- Short exercise
Copy all lines below containing "chart".

* begin *

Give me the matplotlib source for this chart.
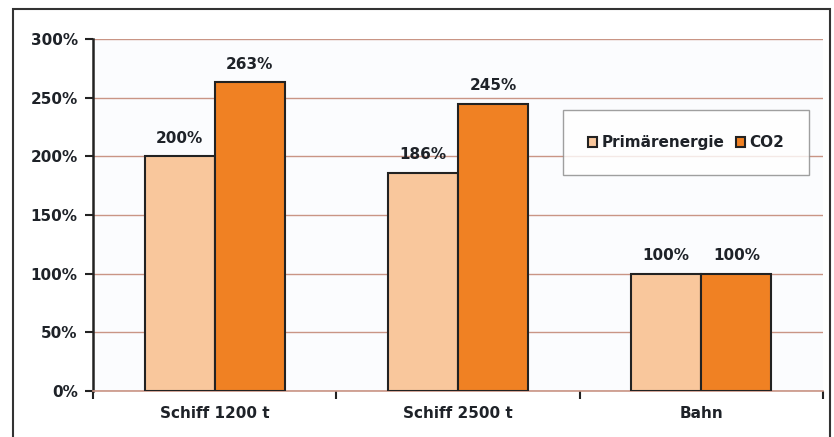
import matplotlib
matplotlib.use("Agg")
import matplotlib.pyplot as plt
from matplotlib.patches import Rectangle
from matplotlib.ticker import FuncFormatter, FixedLocator
import numpy as np

categories = ["Schiff 1200 t", "Schiff 2500 t", "Bahn"]
primaer = [200, 186, 100]
co2 = [263, 245, 100]
series_names = ["Primärenergie", "CO2"]
yticks = [0, 50, 100, 150, 200, 250, 300]

c_light = "#F9C79C"
c_orange = "#F08123"
grid_c = "#C99585"
txt_c = "#1E2228"

plt.rcParams['font.family'] = ['DejaVu Sans']
FS = 11
W, H = 834, 437
fig = plt.figure(figsize=(W/100, H/100), dpi=100)
fig.patch.set_facecolor("white")

# outer frame
fig.add_artist(Rectangle((13/W, -0.05), (830-13)/W, 1.05 - 9/H, transform=fig.transFigure,
                         fill=False, edgecolor="#333333", linewidth=1.5))

left, right, top, bottom = 93, 823, 39, 391
ax = fig.add_axes([left/W, 1 - bottom/H, (right-left)/W, (bottom-top)/H])
ax.set_facecolor("#FBFCFE")

x = np.arange(len(categories))
bw = 0.288
b1 = ax.bar(x - bw/2, primaer, bw, color=c_light, edgecolor="#222222", linewidth=1.5,
            label=series_names[0], zorder=3)
b2 = ax.bar(x + bw/2, co2, bw, color=c_orange, edgecolor="#222222", linewidth=1.5,
            label=series_names[1], zorder=3)

for rects, vals in ((b1, primaer), (b2, co2)):
    for r, v in zip(rects, vals):
        ax.annotate(f"{v}%", (r.get_x() + r.get_width()/2, v), xytext=(0, 7.5),
                    textcoords="offset points", ha="center", va="bottom",
                    fontsize=FS, fontweight="bold", color=txt_c, zorder=4)

ax.set_xlim(-0.5, len(categories) - 0.5)
ax.set_ylim(0, 300)
ax.set_yticks(yticks)
ax.yaxis.set_major_formatter(FuncFormatter(lambda v, p: f"{int(v)}%"))
ax.set_xticks(x)
ax.set_xticklabels(categories, fontsize=FS, fontweight="bold", color=txt_c)
ax.tick_params(axis="x", which="major", length=0, pad=11)
ax.xaxis.set_minor_locator(FixedLocator(np.arange(-0.5, len(categories), 1.0)))
ax.tick_params(axis="x", which="minor", length=6, width=1.5, color="#222222")
ax.tick_params(axis="y", length=6, width=1.5, color="#222222", pad=5)
for lab in ax.get_yticklabels():
    lab.set_fontweight("bold")
    lab.set_fontsize(FS)
    lab.set_color(txt_c)

ax.yaxis.grid(True, color=grid_c, linewidth=1.0, zorder=0)
ax.set_axisbelow(True)
for s in ("top", "right"):
    ax.spines[s].set_visible(False)
ax.spines["left"].set_linewidth(1.8)
ax.spines["left"].set_color("#222222")
ax.spines["bottom"].set_color(grid_c)
ax.spines["bottom"].set_linewidth(1.2)

leg = ax.legend(loc="upper left", bbox_to_anchor=((563-left)/(right-left), 1 - (110-top)/(bottom-top)),
                ncol=2, frameon=True, fancybox=False, handlelength=0.6, handleheight=0.6,
                handletextpad=0.25, columnspacing=0.8, borderpad=1.65, borderaxespad=0,
                prop={"weight": "bold", "size": FS})
leg.get_frame().set_edgecolor("#888888")
leg.get_frame().set_linewidth(1.0)
leg.set_zorder(5)
for t in leg.get_texts():
    t.set_color(txt_c)

fig.savefig("out.png", dpi=100)
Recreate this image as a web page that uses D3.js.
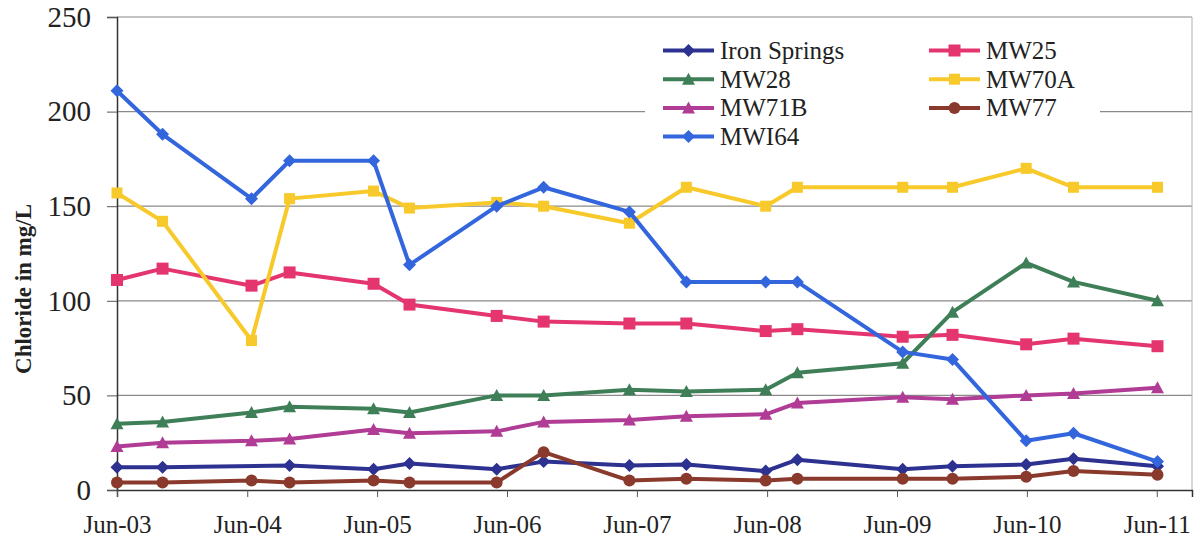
<!DOCTYPE html>
<html>
<head>
<meta charset="utf-8">
<script src="https://cdn.jsdelivr.net/npm/d3@7"></script>
<style>
  html, body { margin: 0; padding: 0; background: #fff; }
  svg { display: block; }
  text { font-family: "Liberation Serif", "Times New Roman", serif; fill: #222; }
</style>
</head>
<body>
<svg id="chart" width="1197" height="544"></svg>
<script>
// ---- data ----
const sampleDates = ["2003-06-01","2003-10-07","2004-06-13","2004-09-28","2005-05-22","2005-08-31",
  "2006-05-03","2006-09-12","2007-05-11","2007-10-18","2008-05-28","2008-08-25",
  "2009-06-17","2009-11-04","2010-05-30","2010-10-10","2011-06-03"];
const seriesNames = ["Iron Springs","MW25","MW28","MW70A","MW71B","MW77","MWI64"];
const ironSprings = [12,12,null,13,11,14,11,15,13,13.5,10,16,11,12.5,13.5,16.5,12.5];
const mw25  = [111,117,108,115,109,98,92,89,88,88,84,85,81,82,77,80,76];
const mw28  = [35,36,41,44,43,41,50,50,53,52,53,62,67,94,120,110,100];
const mw70a = [157,142,79,154,158,149,152,150,141,160,150,160,160,160,170,160,160];
const mw71b = [23,25,26,27,32,30,31,36,37,39,40,46,49,48,50,51,54];
const mw77  = [4,4,5,4,5,4,4,20,5,6,5,6,6,6,7,10,8];
const mwi64 = [211,188,154,174,174,119,150,160,147,110,110,110,73,69,26,30,15];
const yTicks = [0,50,100,150,200,250];
const xTickYears = [2003,2004,2005,2006,2007,2008,2009,2010,2011];
const yTitle = "Chloride in mg/L";

// ---- styles ----
const styles = {
  "Iron Springs": {color:"#2d3190", marker:"diamond", size:11},
  "MW25":  {color:"#e4356f", marker:"square", size:12},
  "MW28":  {color:"#3f7f58", marker:"triangle", size:11},
  "MW70A": {color:"#f7c92a", marker:"square", size:11},
  "MW71B": {color:"#b03c95", marker:"triangle", size:11},
  "MW77":  {color:"#8a3a2c", marker:"circle", size:12},
  "MWI64": {color:"#3366dd", marker:"diamond", size:11}
};
const valuesByName = {"Iron Springs":ironSprings,"MW25":mw25,"MW28":mw28,"MW70A":mw70a,"MW71B":mw71b,"MW77":mw77,"MWI64":mwi64};

const parse = d3.timeParse("%Y-%m-%d");
const dates = sampleDates.map(parse);

const svg = d3.select("#chart");
const pLeft = 117, pRight = 1192, pTop = 17, pBottom = 490;
const serif = '"Liberation Serif", "Times New Roman", serif';

const x = d3.scaleTime()
  .domain([new Date(2003,5,1), new Date(2011,8,8)])
  .range([pLeft, pRight]);
const y = d3.scaleLinear().domain([0,250]).range([pBottom, pTop]);

// gridlines
svg.append("g").selectAll("line").data(yTicks.filter(d => d > 0)).join("line")
  .attr("x1", pLeft).attr("x2", pRight)
  .attr("y1", d => y(d)).attr("y2", d => y(d))
  .attr("stroke", "#8a8a8a").attr("stroke-width", 1.2);

// right border
svg.append("line").attr("x1", pRight).attr("x2", pRight).attr("y1", pTop).attr("y2", pBottom)
  .attr("stroke", "#b0b0b0").attr("stroke-width", 1);

// y axis
const yAxis = svg.append("g").attr("transform", `translate(${pLeft},0)`)
  .call(d3.axisLeft(y).tickValues(yTicks).tickSize(10).tickPadding(16));
yAxis.attr("font-family", serif);
yAxis.select(".domain").attr("stroke", "#333").attr("stroke-width", 1.5);
yAxis.selectAll(".tick line").attr("stroke", "#555");
yAxis.selectAll("text").style("font-size", "29px").attr("fill", "#222").style("font-family", serif);

// x axis
const xAxis = svg.append("g").attr("transform", `translate(0,${pBottom})`)
  .call(d3.axisBottom(x).tickValues(xTickYears.map(yr => new Date(yr,5,1)))
    .tickFormat(d3.timeFormat("%b-%y")).tickSize(7).tickPadding(18));
xAxis.attr("font-family", serif);
xAxis.select(".domain").attr("stroke", "#333").attr("stroke-width", 1.5);
xAxis.selectAll(".tick line").attr("stroke", "#555");
xAxis.selectAll("text").style("font-size", "25px").attr("fill", "#222").style("font-family", serif);

// y title
svg.append("text")
  .attr("transform", `translate(31,289) rotate(-90)`)
  .attr("text-anchor", "middle")
  .style("font-size", "23px").style("font-weight", "bold")
  .text(yTitle);

// markers
function markerPath(type, s) {
  const h = s / 2;
  if (type === "diamond") return `M0,${-h-1}L${h+1},0L0,${h+1}L${-h-1},0Z`;
  if (type === "square") return `M${-h},${-h}H${h}V${h}H${-h}Z`;
  if (type === "triangle") return `M0,${-h-1}L${h+1},${h}L${-h-1},${h}Z`;
  if (type === "circle") return `M${h},0A${h},${h} 0 1,1 ${-h},0A${h},${h} 0 1,1 ${h},0Z`;
}

const line = d3.line().defined(d => d.v != null).x(d => x(d.date)).y(d => y(d.v));

seriesNames.forEach(name => {
  const st = styles[name];
  const pts = valuesByName[name].map((v, i) => ({date: dates[i], v}));
  const valid = pts.filter(d => d.v != null);
  const g = svg.append("g");
  g.append("path").datum(valid).attr("d", line)
    .attr("fill", "none").attr("stroke", st.color)
    .attr("stroke-width", 4).attr("stroke-linejoin", "round");
  g.selectAll("path.m").data(valid).join("path").attr("class", "m")
    .attr("transform", d => `translate(${x(d.date)},${y(d.v)})`)
    .attr("d", markerPath(st.marker, st.size))
    .attr("fill", st.color);
});

// legend
const legend = svg.append("g");
legend.append("rect").attr("x", 645).attr("y", 30).attr("width", 455).attr("height", 122).attr("fill", "#fff");
const legendLayout = [
  {name:"Iron Springs", col:0, row:0}, {name:"MW25", col:1, row:0},
  {name:"MW28", col:0, row:1}, {name:"MW70A", col:1, row:1},
  {name:"MW71B", col:0, row:2}, {name:"MW77", col:1, row:2},
  {name:"MWI64", col:0, row:3}
];
const colX = [663, 929], rowY0 = 50.5, rowStep = 28.7;
legendLayout.forEach(it => {
  const st = styles[it.name];
  const lx = colX[it.col], ly = rowY0 + it.row * rowStep;
  legend.append("line").attr("x1", lx).attr("x2", lx + 51).attr("y1", ly).attr("y2", ly)
    .attr("stroke", st.color).attr("stroke-width", 4);
  legend.append("path").attr("transform", `translate(${lx + 25.5},${ly})`)
    .attr("d", markerPath(st.marker, st.size)).attr("fill", st.color);
  legend.append("text").attr("x", lx + 57).attr("y", ly + 8.5)
    .style("font-size", "25px").style("font-family", serif).text(it.name);
});
</script>
</body>
</html>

* end *

- Solution to the exercise
Give me the matplotlib source for this chart.
<svg id="chart" width="1197" height="544"></svg>
const svg = d3.select("#chart");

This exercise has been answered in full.